Construye belleza a partir de tus verdades y deja que el mundo sea tu testigo. — Kahlil Gibran

La promesa de la autenticidad creadora

Gibran propone un itinerario simple y exigente: mirar hacia dentro, depurar lo verdadero, y levantar con ello una forma bella que el mundo pueda contemplar. No se trata de exhibicionismo, sino de coherencia; la belleza aquí no es ornamento, sino forma fiel de una verdad encarnada. Así, el acto creativo deviene testimonio, y el testimonio convoca a los otros como testigos. En esa secuencia —verdad, forma, visibilidad— el yo deja de ser un cuarto cerrado y se abre como ventana.

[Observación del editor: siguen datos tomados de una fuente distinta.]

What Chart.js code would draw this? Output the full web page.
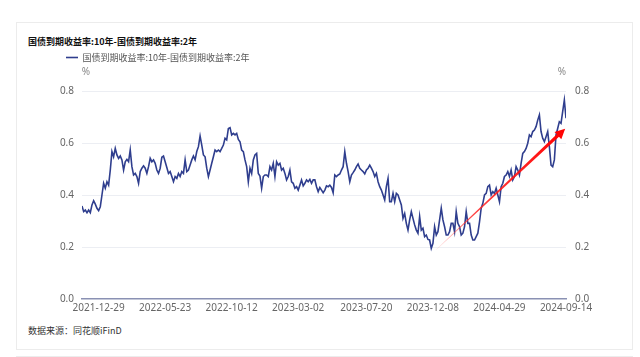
<!DOCTYPE html>
<html>
<head>
<meta charset="utf-8">
<script src="https://cdn.jsdelivr.net/npm/chart.js@4"></script>
<style>
  html, body { margin: 0; padding: 0; background: #fff; }
  body { width: 640px; height: 357px; position: relative; overflow: hidden; }
  .card { position: absolute; left: 16px; top: 22px; width: 615px; height: 326px; border: 1px solid #ececec; box-sizing: content-box; }
  .card2 { position: absolute; left: 16px; top: 356px; width: 615px; height: 20px; border: 1px solid #ececec; }
  #title { position: absolute; left: 28px; top: 35px; font: bold 9px "Noto Sans CJK SC", sans-serif; color: #111; white-space: nowrap; }
  #source { position: absolute; left: 28px; top: 324px; font: 9px "Noto Sans CJK SC", sans-serif; color: #333; white-space: nowrap; }
  canvas { position: absolute; left: 0; top: 0; }
</style>
</head>
<body>
<div class="card"></div>
<div class="card2"></div>
<div id="title">国债到期收益率:10年-国债到期收益率:2年</div>
<div id="source">数据来源：同花顺iFinD</div>
<canvas id="c" width="640" height="357"></canvas>
<script>
const seriesName = "国债到期收益率:10年-国债到期收益率:2年";
const spreadValues = [
0.358,0.336,0.342,0.332,0.342,0.332,0.362,0.378,0.365,0.349,0.340,0.355,0.400,0.445,0.426,0.451,0.438,0.496,0.567,0.547,
0.579,0.554,0.541,0.550,0.535,0.496,0.528,0.537,0.528,0.573,0.509,0.477,0.483,0.471,0.445,0.490,0.503,0.512,0.503,0.483,
0.509,0.541,0.528,0.535,0.522,0.496,0.483,0.503,0.545,0.550,0.528,0.506,0.483,0.490,0.471,0.451,0.471,0.464,0.483,0.471,
0.490,0.483,0.535,0.490,0.496,0.515,0.535,0.550,0.535,0.567,0.586,0.627,0.592,0.554,0.547,0.503,0.471,0.496,0.522,0.547,
0.573,0.567,0.573,0.567,0.579,0.592,0.618,0.612,0.656,0.659,0.631,0.637,0.631,0.637,0.614,0.605,0.573,0.567,0.535,0.509,
0.451,0.503,0.483,0.535,0.554,0.560,0.483,0.473,0.426,0.471,0.477,0.477,0.471,0.509,0.496,0.522,0.471,0.528,0.515,0.522,
0.496,0.503,0.483,0.458,0.471,0.496,0.451,0.445,0.426,0.432,0.419,0.438,0.458,0.435,0.445,0.458,0.451,0.460,0.445,0.458,
0.458,0.432,0.413,0.429,0.419,0.409,0.419,0.435,0.432,0.438,0.429,0.409,0.477,0.471,0.477,0.481,
0.496,0.509,0.567,0.522,0.490,0.451,0.477,0.486,0.496,0.509,0.519,0.503,0.496,0.490,0.481,0.496,0.503,0.515,0.503,0.490,
0.471,0.483,0.451,0.432,0.419,0.400,0.381,0.432,0.464,0.374,0.374,0.406,0.374,0.406,0.400,0.381,0.362,0.310,0.329,0.291,
0.265,0.304,0.336,0.310,0.285,0.265,0.253,0.317,0.265,0.272,0.240,0.246,0.229,0.227,0.195,0.214,0.278,0.246,0.259,0.304,
0.349,0.304,0.278,0.246,0.246,0.259,0.291,0.291,0.259,0.336,0.291,0.278,0.246,0.253,0.278,0.336,0.291,0.291,0.246,0.227,
0.227,0.240,0.253,0.297,0.349,0.368,0.400,0.406,0.432,0.438,0.400,0.413,0.406,0.426,0.400,0.374,0.432,0.445,0.471,0.477,
0.490,0.471,0.496,0.458,0.471,0.509,0.496,0.477,0.522,0.560,0.567,0.579,0.599,0.631,0.624,0.644,0.650,0.663,0.688,0.708,
0.644,0.618,0.605,0.624,0.644,0.586,0.515,0.509,0.535,0.631,0.656,0.682,0.676,0.721,0.765,0.695
];
const xTickLabels = ["2021-12-29","2022-05-23","2022-10-12","2023-03-02","2023-07-20","2023-12-08","2024-04-29","2024-09-14"];
const xTickIndex = [10, 50, 90, 130, 171, 211, 251, spreadValues.length - 1];
const yTicks = [0, 0.2, 0.4, 0.6, 0.8];
const arrowFrom = { x: 213, y: 0.19 };
const arrowTo = { x: 290.5, y: 0.655 };

const points = spreadValues.map((v, i) => ({ x: i, y: v }));

const extrasPlugin = {
  id: 'extras',
  beforeInit(chart) {
    const lg = chart.legend;
    if (lg) {
      const orig = lg.fit;
      lg.fit = function () { orig.call(this); this.height = 91 - 45; };
    }
  },
  afterDatasetsDraw(chart) {
    const ctx = chart.ctx;
    const xs = chart.scales.x, ys = chart.scales.y;
    const x0 = xs.getPixelForValue(arrowFrom.x), y0 = ys.getPixelForValue(arrowFrom.y);
    const x1 = xs.getPixelForValue(arrowTo.x), y1 = ys.getPixelForValue(arrowTo.y);
    const ang = Math.atan2(y1 - y0, x1 - x0);
    const len = Math.hypot(x1 - x0, y1 - y0);
    const headLen = 10, headW = 5;
    ctx.save();
    ctx.translate(x0, y0);
    ctx.rotate(ang);
    const g = ctx.createLinearGradient(0, 0, len, 0);
    g.addColorStop(0, 'rgba(255,120,120,0.15)');
    g.addColorStop(0.25, 'rgba(255,40,40,0.85)');
    g.addColorStop(1, 'rgba(255,0,0,1)');
    ctx.fillStyle = g;
    ctx.beginPath();
    ctx.moveTo(0, -0.3);
    ctx.lineTo(len - headLen, -1.6);
    ctx.lineTo(len - headLen, -headW);
    ctx.lineTo(len, 0);
    ctx.lineTo(len - headLen, headW);
    ctx.lineTo(len - headLen, 1.6);
    ctx.lineTo(0, 0.3);
    ctx.closePath();
    ctx.fill();
    ctx.restore();

    const ca = chart.chartArea;
    ctx.save();
    ctx.font = '10px "Noto Sans", sans-serif';
    ctx.fillStyle = '#888';
    ctx.textBaseline = 'middle';
    ctx.textAlign = 'center';
    ctx.fillText('%', ca.left + 4, ca.top - 19);
    ctx.fillText('%', ca.right - 4, ca.top - 19);
    ctx.restore();
  }
};

new Chart(document.getElementById('c'), {
  type: 'line',
  data: {
    datasets: [{
      label: seriesName,
      data: points,
      borderColor: '#2f3e8e',
      backgroundColor: '#2f3e8e',
      borderWidth: 1.6,
      pointRadius: 0,
      tension: 0,
      yAxisID: 'y'
    }]
  },
  options: {
    responsive: false,
    animation: false,
    layout: { padding: { left: 58, right: 0, top: 45, bottom: 30 } },
    plugins: {
      title: { display: false },
      tooltip: { enabled: false },
      legend: {
        display: true,
        position: 'top',
        align: 'start',
        labels: {
          usePointStyle: true,
          pointStyle: 'line',
          pointStyleWidth: 12,
          boxWidth: 12,
          boxHeight: 9,
          padding: 8,
          color: '#555',
          font: { family: '"Noto Sans CJK SC", sans-serif', size: 9 }
        }
      }
    },
    scales: {
      x: {
        type: 'linear',
        min: 0,
        max: spreadValues.length - 1,
        grid: { display: false, drawTicks: false },
        border: { display: true, color: '#8a91b3', width: 1.5 },
        afterBuildTicks(scale) { scale.ticks = xTickIndex.map(v => ({ value: v })); },
        afterFit(scale) { scale.height = 28; },
        ticks: {
          autoSkip: false,
          maxRotation: 0,
          padding: 3,
          color: '#666',
          font: { family: '"Noto Sans", sans-serif', size: 10 },
          callback: (v) => { const k = xTickIndex.indexOf(v); return k >= 0 ? xTickLabels[k] : ''; }
        }
      },
      y: {
        position: 'left',
        min: 0, max: 0.8,
        afterBuildTicks(scale) { scale.ticks = yTicks.map(v => ({ value: v })); },
        afterFit(scale) { scale.width = 24; },
        grid: { color: (c) => c.tick && c.tick.value === 0 ? 'rgba(0,0,0,0)' : '#eceef3', drawTicks: false, lineWidth: 1 },
        border: { display: false },
        ticks: { padding: 8, color: '#666', font: { family: '"Noto Sans", sans-serif', size: 10 }, callback: (v) => Number(v).toFixed(1) }
      },
      y2: {
        position: 'right',
        min: 0, max: 0.8,
        afterBuildTicks(scale) { scale.ticks = yTicks.map(v => ({ value: v })); },
        afterFit(scale) { scale.width = 74; },
        grid: { display: false, drawTicks: false },
        border: { display: false },
        ticks: { padding: 9, color: '#666', font: { family: '"Noto Sans", sans-serif', size: 10 }, callback: (v) => Number(v).toFixed(1) }
      }
    }
  },
  plugins: [extrasPlugin]
});
</script>
</body>
</html>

Construir belleza a partir de lo propio implica, entonces, una ética del decir y una estética del mostrar, donde lo íntimo encuentra su medida en lo compartido.

De lo íntimo a lo universal

Esta dinámica ya la insinuó Carl Rogers: “lo más personal es lo más universal” (On Becoming a Person, 1961). Cuando la obra nace de una verdad no maquillada, otros reconocen en ella sus contornos. Walt Whitman, en Leaves of Grass (1855), celebra su singularidad para tocar la de todos: al cantarse a sí mismo, canta a la multitud. Del mismo modo, El profeta de Kahlil Gibran (1923) convierte intuiciones íntimas en proverbios compartidos, probando que la sinceridad, al depurarse en lenguaje, se vuelve puente. Así, de la confesión surge la comunión: el yo afinado se vuelve coro.

El mundo como testigo y espejo

Pero no basta con crear; hay que dejar que el mundo mire. Hannah Arendt recuerda que lo humano florece en lo público, donde los actos aparecen y se sostienen ante otros (The Human Condition, 1958). El testigo no es juez único, sino espejo que devuelve perspectivas. La literatura testimonial lo demuestra: Yo, Rigoberta Menchú (1983) transforma una experiencia singular en conciencia colectiva, confirmando que el relato verdadero crece al ser escuchado. Del mismo modo, compartir obra significa aceptar la multiplicidad de miradas, y en esa refracción, la verdad inicial se afianza, se matiza y aprende.

El arte del riesgo: vulnerabilidad y coraje

Construir belleza desde la verdad exige exponerse. Brené Brown describe cómo la vulnerabilidad es cuna de creatividad y pertenencia (Daring Greatly, 2012): no hay hallazgo sin riesgo emocional. Frida Kahlo lo encarna en La columna rota (1944), donde su dolor físico deviene iconografía feroz y luminosa. Esa franqueza no solo conmueve: organiza el caos en imagen y, al hacerlo, lo vuelve soportable. Por eso, dejar que el mundo sea testigo implica aceptar el temblor del escenario; sin ese temblor, la forma queda vacía, y el testigo no encuentra nada que mirar.

Técnica que revela, no disfraza

La verdad sola no basta: requiere una forma que la deje respirar. John Keats llamó “capacidad negativa” (carta de 1817) a esa disposición a habitar la incertidumbre sin forzar respuestas, condición para que la obra no clausure lo que nombra. García Lorca, en su conferencia “Juego y teoría del duende” (1933), sugiere que la gracia viva surge cuando la técnica hospeda lo indómito. Así, el oficio no maquilla: afina. El ritmo, la estructura y el silencio se vuelven aliados de una sinceridad que, bien encuadrada, alcanza resonancia perdurable.

La ética de lo bello como verdad compartida

Cuando la forma revela la verdad, la belleza adquiere dimensión ética. Platón, en el Banquete (c. 385–370 a. C.), propone una escalera donde el amor por formas bellas conduce a la contemplación de lo Bello mismo, enlazando estética y conocimiento. Más tarde, Dostoievski sugiere en El idiota (1869) la esperanza de una belleza que redime, no por ornato, sino por su fuerza de revelación. En esa tradición, la belleza que nace de lo verdadero no adorna la realidad: la purifica, la vuelve visible y, por tanto, discutible y transformable ante todos.

Prácticas para levantar belleza ante testigos

Para encarnar el principio de Gibran, conviene un ciclo: registrar, destilar, dar forma y compartir. Un cuaderno de escenas y metáforas permite hallar núcleos verdaderos; luego, la reescritura elimina lo que no sirve a ese núcleo. Lecturas en voz alta ante lectores de confianza ponen a prueba la claridad y la valentía del texto. Finalmente, publicar —sea en una sala, una revista o una plaza digital— convierte al público en socio crítico. Así, la obra sale de la intimidad sin perder su origen, y el mundo, al testificarla, la vuelve más nítida.